EXERCISE INSTRUCTIONS »
The material below should be written out in full and exactly; pictures stay out of the copy.
============================================================
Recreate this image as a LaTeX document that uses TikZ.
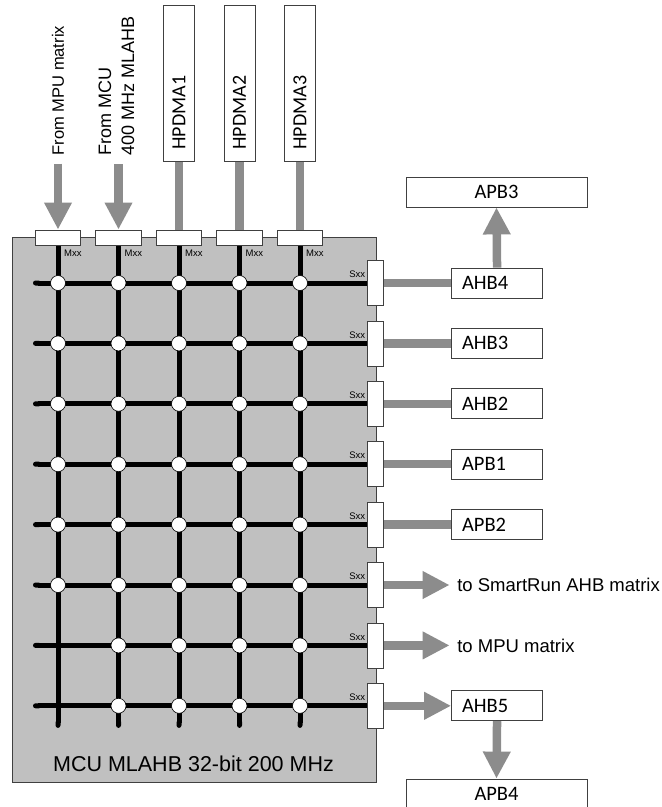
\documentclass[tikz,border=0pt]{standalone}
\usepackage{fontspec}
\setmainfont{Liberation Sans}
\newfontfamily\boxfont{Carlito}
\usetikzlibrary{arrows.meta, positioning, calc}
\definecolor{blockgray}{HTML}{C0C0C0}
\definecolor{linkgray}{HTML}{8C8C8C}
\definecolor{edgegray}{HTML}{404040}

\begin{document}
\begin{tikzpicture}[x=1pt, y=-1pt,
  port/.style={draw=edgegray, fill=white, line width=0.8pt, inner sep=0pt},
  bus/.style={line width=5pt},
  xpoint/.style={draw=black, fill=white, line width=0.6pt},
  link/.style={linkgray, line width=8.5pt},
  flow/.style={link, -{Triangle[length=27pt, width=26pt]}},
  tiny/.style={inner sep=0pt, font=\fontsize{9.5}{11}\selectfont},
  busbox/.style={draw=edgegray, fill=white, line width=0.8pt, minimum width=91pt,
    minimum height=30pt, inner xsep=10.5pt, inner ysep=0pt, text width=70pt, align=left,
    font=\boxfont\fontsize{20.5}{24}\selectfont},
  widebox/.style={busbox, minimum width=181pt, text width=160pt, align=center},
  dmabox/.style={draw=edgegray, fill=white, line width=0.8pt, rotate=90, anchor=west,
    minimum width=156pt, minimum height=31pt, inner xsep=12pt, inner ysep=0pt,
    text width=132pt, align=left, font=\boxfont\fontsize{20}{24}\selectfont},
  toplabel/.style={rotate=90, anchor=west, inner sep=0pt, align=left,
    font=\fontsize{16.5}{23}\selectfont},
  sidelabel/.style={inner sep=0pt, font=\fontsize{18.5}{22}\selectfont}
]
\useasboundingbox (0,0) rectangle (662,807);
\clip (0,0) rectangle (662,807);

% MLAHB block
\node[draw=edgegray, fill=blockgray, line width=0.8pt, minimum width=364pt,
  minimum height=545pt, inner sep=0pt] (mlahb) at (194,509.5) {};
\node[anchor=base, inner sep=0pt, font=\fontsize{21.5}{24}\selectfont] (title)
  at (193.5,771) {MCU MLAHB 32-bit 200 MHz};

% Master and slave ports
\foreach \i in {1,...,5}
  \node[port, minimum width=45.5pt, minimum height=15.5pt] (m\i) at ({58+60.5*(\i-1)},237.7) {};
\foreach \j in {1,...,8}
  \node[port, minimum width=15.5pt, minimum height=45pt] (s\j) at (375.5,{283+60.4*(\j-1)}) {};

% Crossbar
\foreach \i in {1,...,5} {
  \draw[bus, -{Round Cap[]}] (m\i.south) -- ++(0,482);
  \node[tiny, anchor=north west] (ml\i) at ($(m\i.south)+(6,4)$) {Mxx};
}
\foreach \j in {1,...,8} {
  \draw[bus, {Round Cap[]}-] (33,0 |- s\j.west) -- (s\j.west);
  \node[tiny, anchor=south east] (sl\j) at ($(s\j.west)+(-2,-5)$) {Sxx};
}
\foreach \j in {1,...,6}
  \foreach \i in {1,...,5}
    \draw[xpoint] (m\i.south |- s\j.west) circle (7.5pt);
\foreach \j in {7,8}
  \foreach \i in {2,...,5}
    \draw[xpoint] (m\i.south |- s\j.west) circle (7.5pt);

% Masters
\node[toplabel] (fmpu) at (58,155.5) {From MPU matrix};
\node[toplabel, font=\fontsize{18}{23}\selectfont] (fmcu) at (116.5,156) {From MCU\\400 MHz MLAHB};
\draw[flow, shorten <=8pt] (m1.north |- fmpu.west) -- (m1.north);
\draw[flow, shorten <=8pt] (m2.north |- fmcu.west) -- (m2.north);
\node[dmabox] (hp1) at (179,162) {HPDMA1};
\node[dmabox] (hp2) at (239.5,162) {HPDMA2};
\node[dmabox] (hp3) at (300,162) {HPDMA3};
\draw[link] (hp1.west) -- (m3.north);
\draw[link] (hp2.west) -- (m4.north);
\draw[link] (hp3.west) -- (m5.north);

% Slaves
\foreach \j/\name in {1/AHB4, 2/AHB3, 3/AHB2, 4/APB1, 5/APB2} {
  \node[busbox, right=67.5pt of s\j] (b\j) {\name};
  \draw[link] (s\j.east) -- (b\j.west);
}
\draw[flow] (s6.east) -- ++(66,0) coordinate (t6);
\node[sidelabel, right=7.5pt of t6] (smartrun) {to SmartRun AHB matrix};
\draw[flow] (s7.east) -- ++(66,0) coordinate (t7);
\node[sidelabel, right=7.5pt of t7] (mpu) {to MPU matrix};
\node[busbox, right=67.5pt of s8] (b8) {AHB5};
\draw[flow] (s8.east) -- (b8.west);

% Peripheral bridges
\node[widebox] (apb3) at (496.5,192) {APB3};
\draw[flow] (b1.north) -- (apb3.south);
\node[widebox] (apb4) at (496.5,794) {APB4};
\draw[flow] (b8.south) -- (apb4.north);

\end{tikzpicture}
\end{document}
============================================================
FULL OUTPUT »
Recreate this image as a LaTeX document that uses TikZ.
\documentclass[tikz,border=0pt]{standalone}
\usepackage{fontspec}
\setmainfont{Liberation Sans}
\newfontfamily\boxfont{Carlito}
\usetikzlibrary{arrows.meta, positioning, calc}
\definecolor{blockgray}{HTML}{C0C0C0}
\definecolor{linkgray}{HTML}{8C8C8C}
\definecolor{edgegray}{HTML}{404040}

\begin{document}
\begin{tikzpicture}[x=1pt, y=-1pt,
  port/.style={draw=edgegray, fill=white, line width=0.8pt, inner sep=0pt},
  bus/.style={line width=5pt},
  xpoint/.style={draw=black, fill=white, line width=0.6pt},
  link/.style={linkgray, line width=8.5pt},
  flow/.style={link, -{Triangle[length=27pt, width=26pt]}},
  tiny/.style={inner sep=0pt, font=\fontsize{9.5}{11}\selectfont},
  busbox/.style={draw=edgegray, fill=white, line width=0.8pt, minimum width=91pt,
    minimum height=30pt, inner xsep=10.5pt, inner ysep=0pt, text width=70pt, align=left,
    font=\boxfont\fontsize{20.5}{24}\selectfont},
  widebox/.style={busbox, minimum width=181pt, text width=160pt, align=center},
  dmabox/.style={draw=edgegray, fill=white, line width=0.8pt, rotate=90, anchor=west,
    minimum width=156pt, minimum height=31pt, inner xsep=12pt, inner ysep=0pt,
    text width=132pt, align=left, font=\boxfont\fontsize{20}{24}\selectfont},
  toplabel/.style={rotate=90, anchor=west, inner sep=0pt, align=left,
    font=\fontsize{16.5}{23}\selectfont},
  sidelabel/.style={inner sep=0pt, font=\fontsize{18.5}{22}\selectfont}
]
\useasboundingbox (0,0) rectangle (662,807);
\clip (0,0) rectangle (662,807);

% MLAHB block
\node[draw=edgegray, fill=blockgray, line width=0.8pt, minimum width=364pt,
  minimum height=545pt, inner sep=0pt] (mlahb) at (194,509.5) {};
\node[anchor=base, inner sep=0pt, font=\fontsize{21.5}{24}\selectfont] (title)
  at (193.5,771) {MCU MLAHB 32-bit 200 MHz};

% Master and slave ports
\foreach \i in {1,...,5}
  \node[port, minimum width=45.5pt, minimum height=15.5pt] (m\i) at ({58+60.5*(\i-1)},237.7) {};
\foreach \j in {1,...,8}
  \node[port, minimum width=15.5pt, minimum height=45pt] (s\j) at (375.5,{283+60.4*(\j-1)}) {};

% Crossbar
\foreach \i in {1,...,5} {
  \draw[bus, -{Round Cap[]}] (m\i.south) -- ++(0,482);
  \node[tiny, anchor=north west] (ml\i) at ($(m\i.south)+(6,4)$) {Mxx};
}
\foreach \j in {1,...,8} {
  \draw[bus, {Round Cap[]}-] (33,0 |- s\j.west) -- (s\j.west);
  \node[tiny, anchor=south east] (sl\j) at ($(s\j.west)+(-2,-5)$) {Sxx};
}
\foreach \j in {1,...,6}
  \foreach \i in {1,...,5}
    \draw[xpoint] (m\i.south |- s\j.west) circle (7.5pt);
\foreach \j in {7,8}
  \foreach \i in {2,...,5}
    \draw[xpoint] (m\i.south |- s\j.west) circle (7.5pt);

% Masters
\node[toplabel] (fmpu) at (58,155.5) {From MPU matrix};
\node[toplabel, font=\fontsize{18}{23}\selectfont] (fmcu) at (116.5,156) {From MCU\\400 MHz MLAHB};
\draw[flow, shorten <=8pt] (m1.north |- fmpu.west) -- (m1.north);
\draw[flow, shorten <=8pt] (m2.north |- fmcu.west) -- (m2.north);
\node[dmabox] (hp1) at (179,162) {HPDMA1};
\node[dmabox] (hp2) at (239.5,162) {HPDMA2};
\node[dmabox] (hp3) at (300,162) {HPDMA3};
\draw[link] (hp1.west) -- (m3.north);
\draw[link] (hp2.west) -- (m4.north);
\draw[link] (hp3.west) -- (m5.north);

% Slaves
\foreach \j/\name in {1/AHB4, 2/AHB3, 3/AHB2, 4/APB1, 5/APB2} {
  \node[busbox, right=67.5pt of s\j] (b\j) {\name};
  \draw[link] (s\j.east) -- (b\j.west);
}
\draw[flow] (s6.east) -- ++(66,0) coordinate (t6);
\node[sidelabel, right=7.5pt of t6] (smartrun) {to SmartRun AHB matrix};
\draw[flow] (s7.east) -- ++(66,0) coordinate (t7);
\node[sidelabel, right=7.5pt of t7] (mpu) {to MPU matrix};
\node[busbox, right=67.5pt of s8] (b8) {AHB5};
\draw[flow] (s8.east) -- (b8.west);

% Peripheral bridges
\node[widebox] (apb3) at (496.5,192) {APB3};
\draw[flow] (b1.north) -- (apb3.south);
\node[widebox] (apb4) at (496.5,794) {APB4};
\draw[flow] (b8.south) -- (apb4.north);

\end{tikzpicture}
\end{document}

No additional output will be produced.